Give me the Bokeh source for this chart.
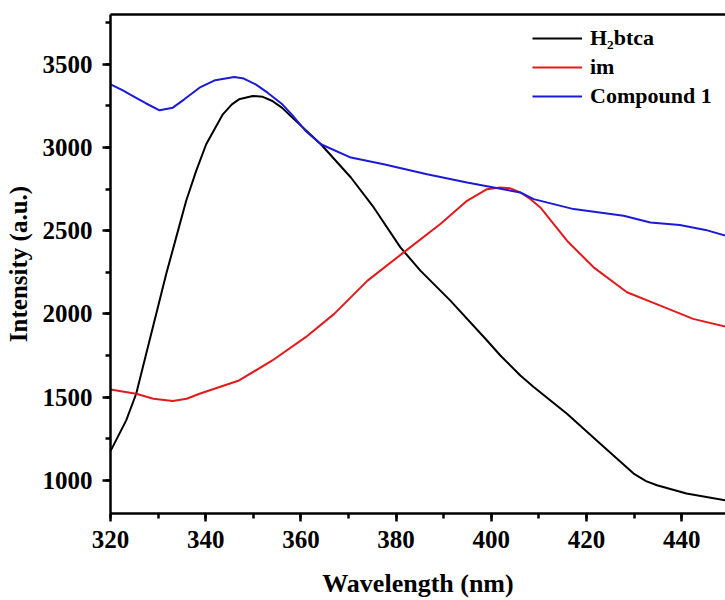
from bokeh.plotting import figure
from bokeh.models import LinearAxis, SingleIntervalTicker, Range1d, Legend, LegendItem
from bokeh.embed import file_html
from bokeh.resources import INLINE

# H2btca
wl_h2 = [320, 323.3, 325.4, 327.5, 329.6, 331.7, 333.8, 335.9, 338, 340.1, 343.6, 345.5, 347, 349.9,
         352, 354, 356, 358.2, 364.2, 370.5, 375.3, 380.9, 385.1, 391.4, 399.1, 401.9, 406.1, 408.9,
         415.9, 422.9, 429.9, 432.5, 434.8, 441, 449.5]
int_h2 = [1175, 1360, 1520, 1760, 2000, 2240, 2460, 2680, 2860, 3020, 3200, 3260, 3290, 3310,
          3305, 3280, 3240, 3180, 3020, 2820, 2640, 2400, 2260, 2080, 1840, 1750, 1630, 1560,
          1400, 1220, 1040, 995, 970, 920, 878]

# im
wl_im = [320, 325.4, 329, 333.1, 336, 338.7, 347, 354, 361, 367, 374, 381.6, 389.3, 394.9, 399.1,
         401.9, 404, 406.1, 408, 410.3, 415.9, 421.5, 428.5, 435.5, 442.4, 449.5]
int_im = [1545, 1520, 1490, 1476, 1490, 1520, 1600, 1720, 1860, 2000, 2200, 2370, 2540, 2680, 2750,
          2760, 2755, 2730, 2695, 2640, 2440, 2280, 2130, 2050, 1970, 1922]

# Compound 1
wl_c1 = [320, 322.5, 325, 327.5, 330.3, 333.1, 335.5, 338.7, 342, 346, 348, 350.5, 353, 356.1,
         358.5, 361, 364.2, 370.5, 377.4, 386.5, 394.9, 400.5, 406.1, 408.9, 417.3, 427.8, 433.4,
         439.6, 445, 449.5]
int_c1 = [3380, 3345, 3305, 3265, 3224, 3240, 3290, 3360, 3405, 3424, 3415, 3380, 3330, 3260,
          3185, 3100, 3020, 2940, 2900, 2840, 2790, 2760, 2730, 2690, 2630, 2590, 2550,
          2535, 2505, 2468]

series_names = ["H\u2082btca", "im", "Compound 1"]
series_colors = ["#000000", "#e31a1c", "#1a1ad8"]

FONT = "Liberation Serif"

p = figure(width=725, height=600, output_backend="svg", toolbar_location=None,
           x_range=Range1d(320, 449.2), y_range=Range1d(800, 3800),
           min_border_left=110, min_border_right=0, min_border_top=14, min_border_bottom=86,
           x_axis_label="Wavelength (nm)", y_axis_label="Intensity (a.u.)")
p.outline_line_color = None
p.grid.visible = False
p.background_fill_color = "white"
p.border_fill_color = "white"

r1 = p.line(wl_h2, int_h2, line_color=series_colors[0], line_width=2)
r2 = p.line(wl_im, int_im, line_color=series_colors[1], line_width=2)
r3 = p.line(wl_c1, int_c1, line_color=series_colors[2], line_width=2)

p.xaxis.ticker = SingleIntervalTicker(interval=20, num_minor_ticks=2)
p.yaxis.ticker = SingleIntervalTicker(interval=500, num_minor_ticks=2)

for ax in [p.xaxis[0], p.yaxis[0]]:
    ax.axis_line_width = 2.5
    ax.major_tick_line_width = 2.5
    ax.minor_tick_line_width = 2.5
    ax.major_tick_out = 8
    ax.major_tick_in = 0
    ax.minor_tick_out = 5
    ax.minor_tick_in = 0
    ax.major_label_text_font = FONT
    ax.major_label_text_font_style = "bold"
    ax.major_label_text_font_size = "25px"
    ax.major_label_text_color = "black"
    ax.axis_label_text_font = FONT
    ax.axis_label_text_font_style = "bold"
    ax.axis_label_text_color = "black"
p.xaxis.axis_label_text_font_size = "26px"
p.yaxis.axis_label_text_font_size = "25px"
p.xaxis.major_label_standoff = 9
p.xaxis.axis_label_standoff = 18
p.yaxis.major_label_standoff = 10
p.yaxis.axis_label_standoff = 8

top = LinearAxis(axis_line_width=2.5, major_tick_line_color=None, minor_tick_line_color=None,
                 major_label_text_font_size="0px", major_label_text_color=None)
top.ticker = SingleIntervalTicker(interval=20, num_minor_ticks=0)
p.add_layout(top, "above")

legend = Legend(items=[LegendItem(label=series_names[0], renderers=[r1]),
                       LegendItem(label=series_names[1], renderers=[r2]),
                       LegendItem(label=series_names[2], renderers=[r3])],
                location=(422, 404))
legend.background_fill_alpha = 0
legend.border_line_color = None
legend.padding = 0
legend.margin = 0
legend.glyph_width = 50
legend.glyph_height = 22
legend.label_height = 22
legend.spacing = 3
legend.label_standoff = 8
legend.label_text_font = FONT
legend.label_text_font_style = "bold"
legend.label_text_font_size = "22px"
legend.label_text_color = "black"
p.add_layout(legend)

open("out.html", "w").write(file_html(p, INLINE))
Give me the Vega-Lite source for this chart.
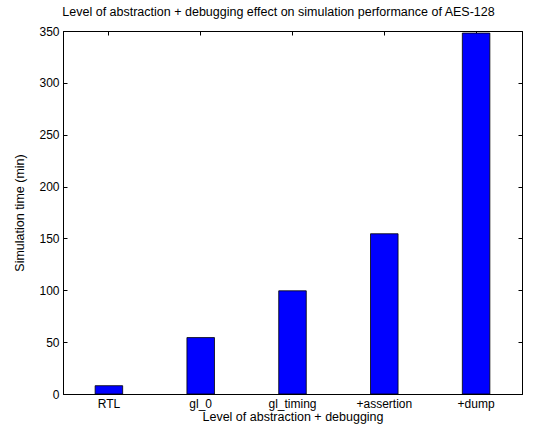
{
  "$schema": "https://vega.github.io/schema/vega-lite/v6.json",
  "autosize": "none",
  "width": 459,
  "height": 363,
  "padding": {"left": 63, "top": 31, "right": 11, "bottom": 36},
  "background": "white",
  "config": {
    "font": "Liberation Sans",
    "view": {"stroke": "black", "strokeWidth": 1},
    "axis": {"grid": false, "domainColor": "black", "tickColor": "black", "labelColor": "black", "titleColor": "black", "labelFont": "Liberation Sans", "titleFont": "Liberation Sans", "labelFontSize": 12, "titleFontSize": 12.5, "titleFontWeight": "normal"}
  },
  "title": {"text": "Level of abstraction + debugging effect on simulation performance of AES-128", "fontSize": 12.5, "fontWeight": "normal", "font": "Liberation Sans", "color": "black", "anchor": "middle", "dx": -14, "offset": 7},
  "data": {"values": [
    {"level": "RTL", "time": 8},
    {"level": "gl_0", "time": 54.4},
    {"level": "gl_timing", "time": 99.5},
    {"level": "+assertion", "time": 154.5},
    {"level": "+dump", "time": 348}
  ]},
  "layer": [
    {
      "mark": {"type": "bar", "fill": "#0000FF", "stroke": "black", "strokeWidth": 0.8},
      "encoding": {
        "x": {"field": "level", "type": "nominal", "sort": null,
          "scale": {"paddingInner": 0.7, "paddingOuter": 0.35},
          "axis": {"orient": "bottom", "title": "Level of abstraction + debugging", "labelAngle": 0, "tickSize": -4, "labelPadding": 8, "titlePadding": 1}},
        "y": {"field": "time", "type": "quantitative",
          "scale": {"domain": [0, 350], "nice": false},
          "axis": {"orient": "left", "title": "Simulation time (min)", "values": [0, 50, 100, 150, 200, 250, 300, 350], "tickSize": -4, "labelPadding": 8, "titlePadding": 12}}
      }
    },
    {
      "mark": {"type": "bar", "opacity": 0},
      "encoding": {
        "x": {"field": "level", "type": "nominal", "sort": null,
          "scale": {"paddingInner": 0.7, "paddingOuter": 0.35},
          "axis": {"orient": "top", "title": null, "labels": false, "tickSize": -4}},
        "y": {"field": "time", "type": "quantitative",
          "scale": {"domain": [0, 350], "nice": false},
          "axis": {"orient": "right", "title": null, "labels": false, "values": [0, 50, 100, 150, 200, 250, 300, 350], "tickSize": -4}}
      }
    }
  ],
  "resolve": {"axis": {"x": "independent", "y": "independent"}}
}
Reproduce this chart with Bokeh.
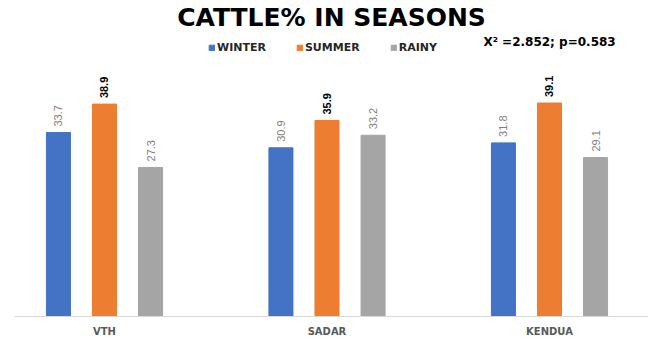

## [Required task]
Ignore the images and quote every line of the listing exactly.

## [Task response]
Give me the Bokeh source for this chart.
from bokeh.plotting import figure
from bokeh.models import LinearAxis, SingleIntervalTicker, Range1d, Legend, LegendItem
from bokeh.embed import file_html
from bokeh.resources import INLINE

# H2btca
wl_h2 = [320, 323.3, 325.4, 327.5, 329.6, 331.7, 333.8, 335.9, 338, 340.1, 343.6, 345.5, 347, 349.9,
         352, 354, 356, 358.2, 364.2, 370.5, 375.3, 380.9, 385.1, 391.4, 399.1, 401.9, 406.1, 408.9,
         415.9, 422.9, 429.9, 432.5, 434.8, 441, 449.5]
int_h2 = [1175, 1360, 1520, 1760, 2000, 2240, 2460, 2680, 2860, 3020, 3200, 3260, 3290, 3310,
          3305, 3280, 3240, 3180, 3020, 2820, 2640, 2400, 2260, 2080, 1840, 1750, 1630, 1560,
          1400, 1220, 1040, 995, 970, 920, 878]

# im
wl_im = [320, 325.4, 329, 333.1, 336, 338.7, 347, 354, 361, 367, 374, 381.6, 389.3, 394.9, 399.1,
         401.9, 404, 406.1, 408, 410.3, 415.9, 421.5, 428.5, 435.5, 442.4, 449.5]
int_im = [1545, 1520, 1490, 1476, 1490, 1520, 1600, 1720, 1860, 2000, 2200, 2370, 2540, 2680, 2750,
          2760, 2755, 2730, 2695, 2640, 2440, 2280, 2130, 2050, 1970, 1922]

# Compound 1
wl_c1 = [320, 322.5, 325, 327.5, 330.3, 333.1, 335.5, 338.7, 342, 346, 348, 350.5, 353, 356.1,
         358.5, 361, 364.2, 370.5, 377.4, 386.5, 394.9, 400.5, 406.1, 408.9, 417.3, 427.8, 433.4,
         439.6, 445, 449.5]
int_c1 = [3380, 3345, 3305, 3265, 3224, 3240, 3290, 3360, 3405, 3424, 3415, 3380, 3330, 3260,
          3185, 3100, 3020, 2940, 2900, 2840, 2790, 2760, 2730, 2690, 2630, 2590, 2550,
          2535, 2505, 2468]

series_names = ["H\u2082btca", "im", "Compound 1"]
series_colors = ["#000000", "#e31a1c", "#1a1ad8"]

FONT = "Liberation Serif"

p = figure(width=725, height=600, output_backend="svg", toolbar_location=None,
           x_range=Range1d(320, 449.2), y_range=Range1d(800, 3800),
           min_border_left=110, min_border_right=0, min_border_top=14, min_border_bottom=86,
           x_axis_label="Wavelength (nm)", y_axis_label="Intensity (a.u.)")
p.outline_line_color = None
p.grid.visible = False
p.background_fill_color = "white"
p.border_fill_color = "white"

r1 = p.line(wl_h2, int_h2, line_color=series_colors[0], line_width=2)
r2 = p.line(wl_im, int_im, line_color=series_colors[1], line_width=2)
r3 = p.line(wl_c1, int_c1, line_color=series_colors[2], line_width=2)

p.xaxis.ticker = SingleIntervalTicker(interval=20, num_minor_ticks=2)
p.yaxis.ticker = SingleIntervalTicker(interval=500, num_minor_ticks=2)

for ax in [p.xaxis[0], p.yaxis[0]]:
    ax.axis_line_width = 2.5
    ax.major_tick_line_width = 2.5
    ax.minor_tick_line_width = 2.5
    ax.major_tick_out = 8
    ax.major_tick_in = 0
    ax.minor_tick_out = 5
    ax.minor_tick_in = 0
    ax.major_label_text_font = FONT
    ax.major_label_text_font_style = "bold"
    ax.major_label_text_font_size = "25px"
    ax.major_label_text_color = "black"
    ax.axis_label_text_font = FONT
    ax.axis_label_text_font_style = "bold"
    ax.axis_label_text_color = "black"
p.xaxis.axis_label_text_font_size = "26px"
p.yaxis.axis_label_text_font_size = "25px"
p.xaxis.major_label_standoff = 9
p.xaxis.axis_label_standoff = 18
p.yaxis.major_label_standoff = 10
p.yaxis.axis_label_standoff = 8

top = LinearAxis(axis_line_width=2.5, major_tick_line_color=None, minor_tick_line_color=None,
                 major_label_text_font_size="0px", major_label_text_color=None)
top.ticker = SingleIntervalTicker(interval=20, num_minor_ticks=0)
p.add_layout(top, "above")

legend = Legend(items=[LegendItem(label=series_names[0], renderers=[r1]),
                       LegendItem(label=series_names[1], renderers=[r2]),
                       LegendItem(label=series_names[2], renderers=[r3])],
                location=(422, 404))
legend.background_fill_alpha = 0
legend.border_line_color = None
legend.padding = 0
legend.margin = 0
legend.glyph_width = 50
legend.glyph_height = 22
legend.label_height = 22
legend.spacing = 3
legend.label_standoff = 8
legend.label_text_font = FONT
legend.label_text_font_style = "bold"
legend.label_text_font_size = "22px"
legend.label_text_color = "black"
p.add_layout(legend)

open("out.html", "w").write(file_html(p, INLINE))
Give me the Vega-Lite source for this chart.
{
  "$schema": "https://vega.github.io/schema/vega-lite/v6.json",
  "autosize": "none",
  "width": 459,
  "height": 363,
  "padding": {"left": 63, "top": 31, "right": 11, "bottom": 36},
  "background": "white",
  "config": {
    "font": "Liberation Sans",
    "view": {"stroke": "black", "strokeWidth": 1},
    "axis": {"grid": false, "domainColor": "black", "tickColor": "black", "labelColor": "black", "titleColor": "black", "labelFont": "Liberation Sans", "titleFont": "Liberation Sans", "labelFontSize": 12, "titleFontSize": 12.5, "titleFontWeight": "normal"}
  },
  "title": {"text": "Level of abstraction + debugging effect on simulation performance of AES-128", "fontSize": 12.5, "fontWeight": "normal", "font": "Liberation Sans", "color": "black", "anchor": "middle", "dx": -14, "offset": 7},
  "data": {"values": [
    {"level": "RTL", "time": 8},
    {"level": "gl_0", "time": 54.4},
    {"level": "gl_timing", "time": 99.5},
    {"level": "+assertion", "time": 154.5},
    {"level": "+dump", "time": 348}
  ]},
  "layer": [
    {
      "mark": {"type": "bar", "fill": "#0000FF", "stroke": "black", "strokeWidth": 0.8},
      "encoding": {
        "x": {"field": "level", "type": "nominal", "sort": null,
          "scale": {"paddingInner": 0.7, "paddingOuter": 0.35},
          "axis": {"orient": "bottom", "title": "Level of abstraction + debugging", "labelAngle": 0, "tickSize": -4, "labelPadding": 8, "titlePadding": 1}},
        "y": {"field": "time", "type": "quantitative",
          "scale": {"domain": [0, 350], "nice": false},
          "axis": {"orient": "left", "title": "Simulation time (min)", "values": [0, 50, 100, 150, 200, 250, 300, 350], "tickSize": -4, "labelPadding": 8, "titlePadding": 12}}
      }
    },
    {
      "mark": {"type": "bar", "opacity": 0},
      "encoding": {
        "x": {"field": "level", "type": "nominal", "sort": null,
          "scale": {"paddingInner": 0.7, "paddingOuter": 0.35},
          "axis": {"orient": "top", "title": null, "labels": false, "tickSize": -4}},
        "y": {"field": "time", "type": "quantitative",
          "scale": {"domain": [0, 350], "nice": false},
          "axis": {"orient": "right", "title": null, "labels": false, "values": [0, 50, 100, 150, 200, 250, 300, 350], "tickSize": -4}}
      }
    }
  ],
  "resolve": {"axis": {"x": "independent", "y": "independent"}}
}
Reproduce this chart with Bokeh.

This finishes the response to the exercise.